BY TIM LOUIS MACALUSO
Rochester is known for many things –Kodak, lilacs, Susan B. Anthony, and Frederick Douglass, for starters.
But go to YouTube.com and type in a search for Rochester, NY, and you’ll see that Rochester is popular with viewers for something else: teen fights.
The second group of videos the search will offer is titled “Rochester fights.” Click it and you’ll see about a dozen 2- to 6-minute videos of young Rochester teens, mostly African-American and Hispanic boys, going at it.
The videos are disturbing on many levels. The language is raw, and the violence is so senseless that it’s hard to believe what you’re seeing. In one video, kids are seen viciously kicking someone who is down on the ground. In another, a crowd cheers as one kid’s punch sends his opponent flying a few feet. Some of the clips have thousands of hits, and even though the fights break out between young people, some videos show adults being casual observers.
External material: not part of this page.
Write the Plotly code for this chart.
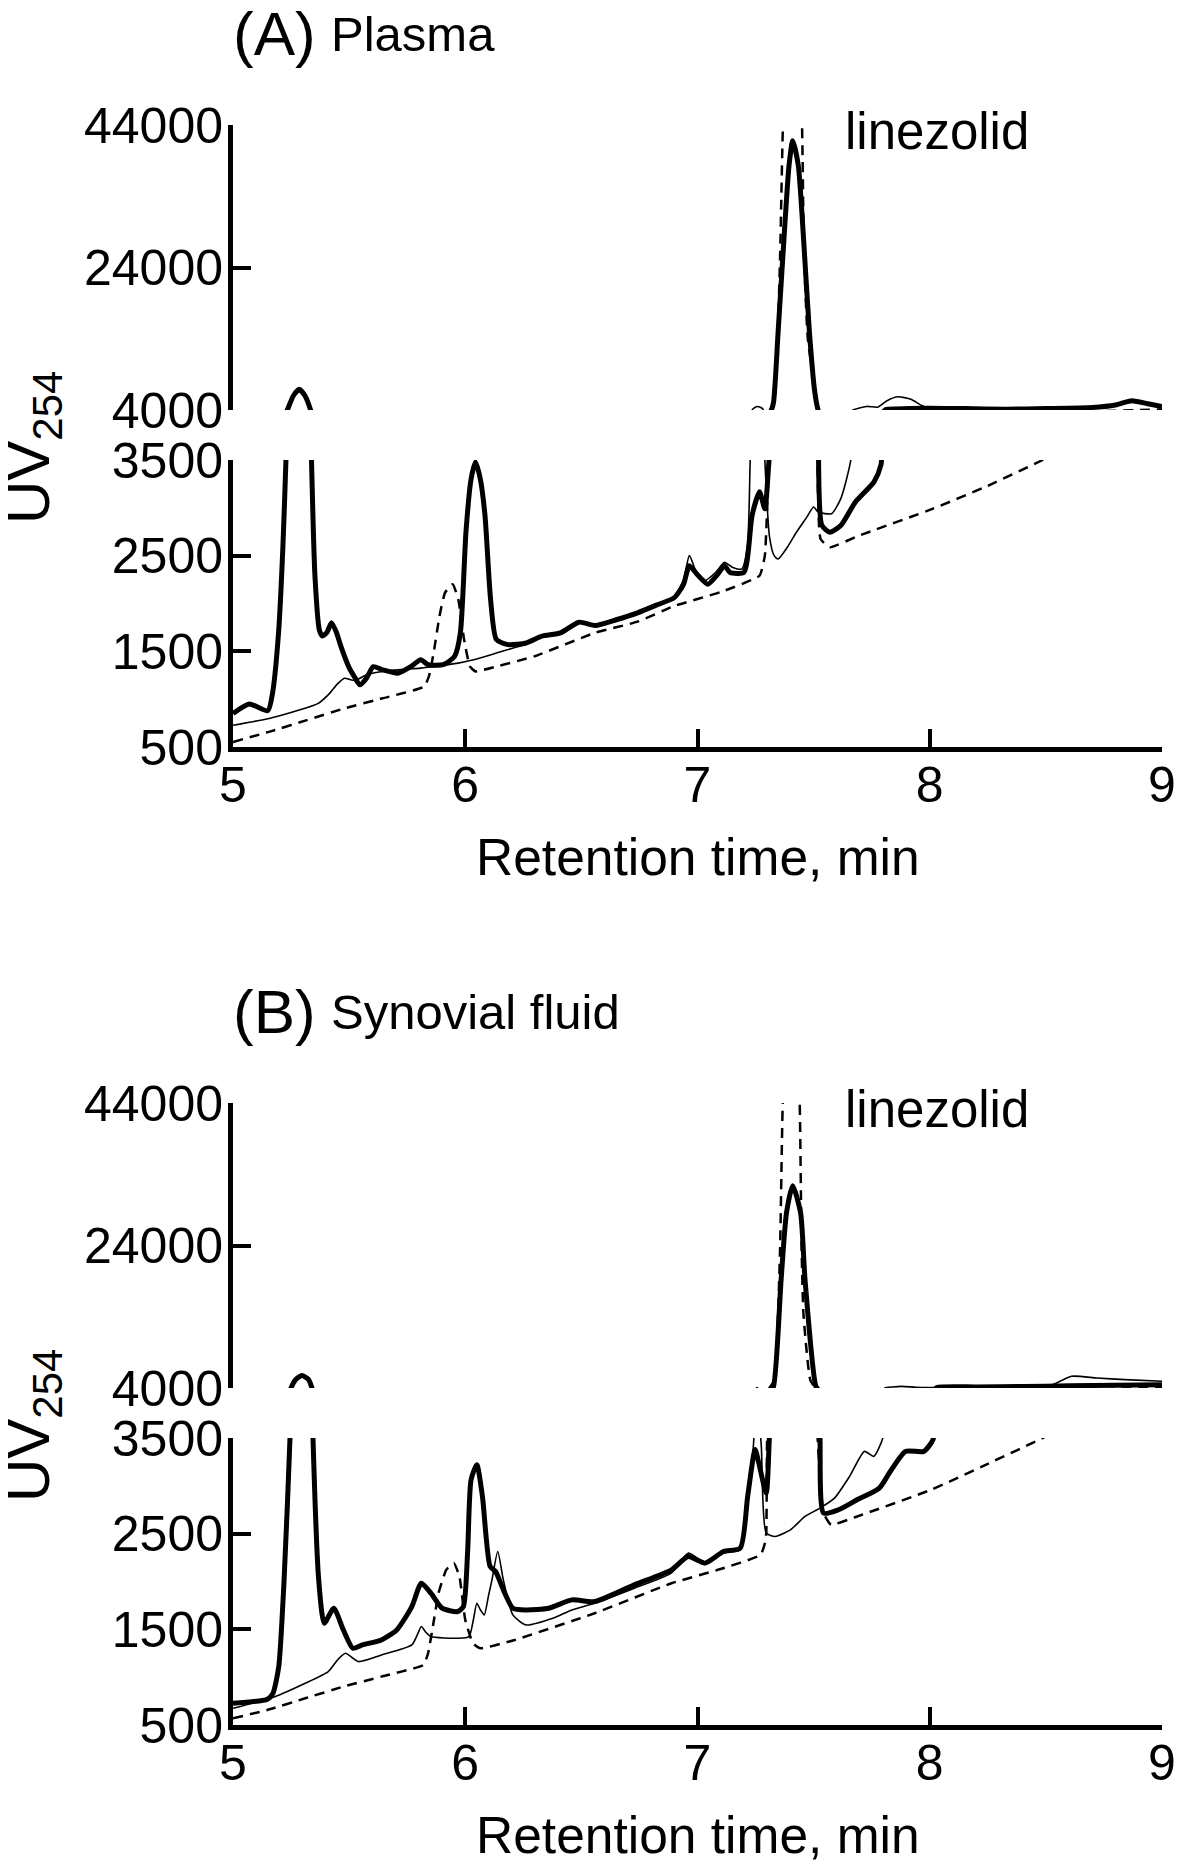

The fighting has even attracted two young teens who have made a comic parody of the mayhem, posting their own mock fight video.
But it’s hard to find the humor in any of these videos. They seem to document a Clockwork Orange-like breakdown in civility.
It’s hard to imagine a college offering acceptance or a company offering employment to a teen seen in some of these videos. Their behavior defies easy explanation, and the risk of inviting violence into the workplace or the campus is bound to be a concern for many officials.
It’s hard to know what the videos say about Rochester and our youth. We all know young people get into fights. Maybe we’re seeing teenage impulses intersect with the age of new media, where almost anything can be recorded and broadcast.
But it seems like we’re watching something much worse.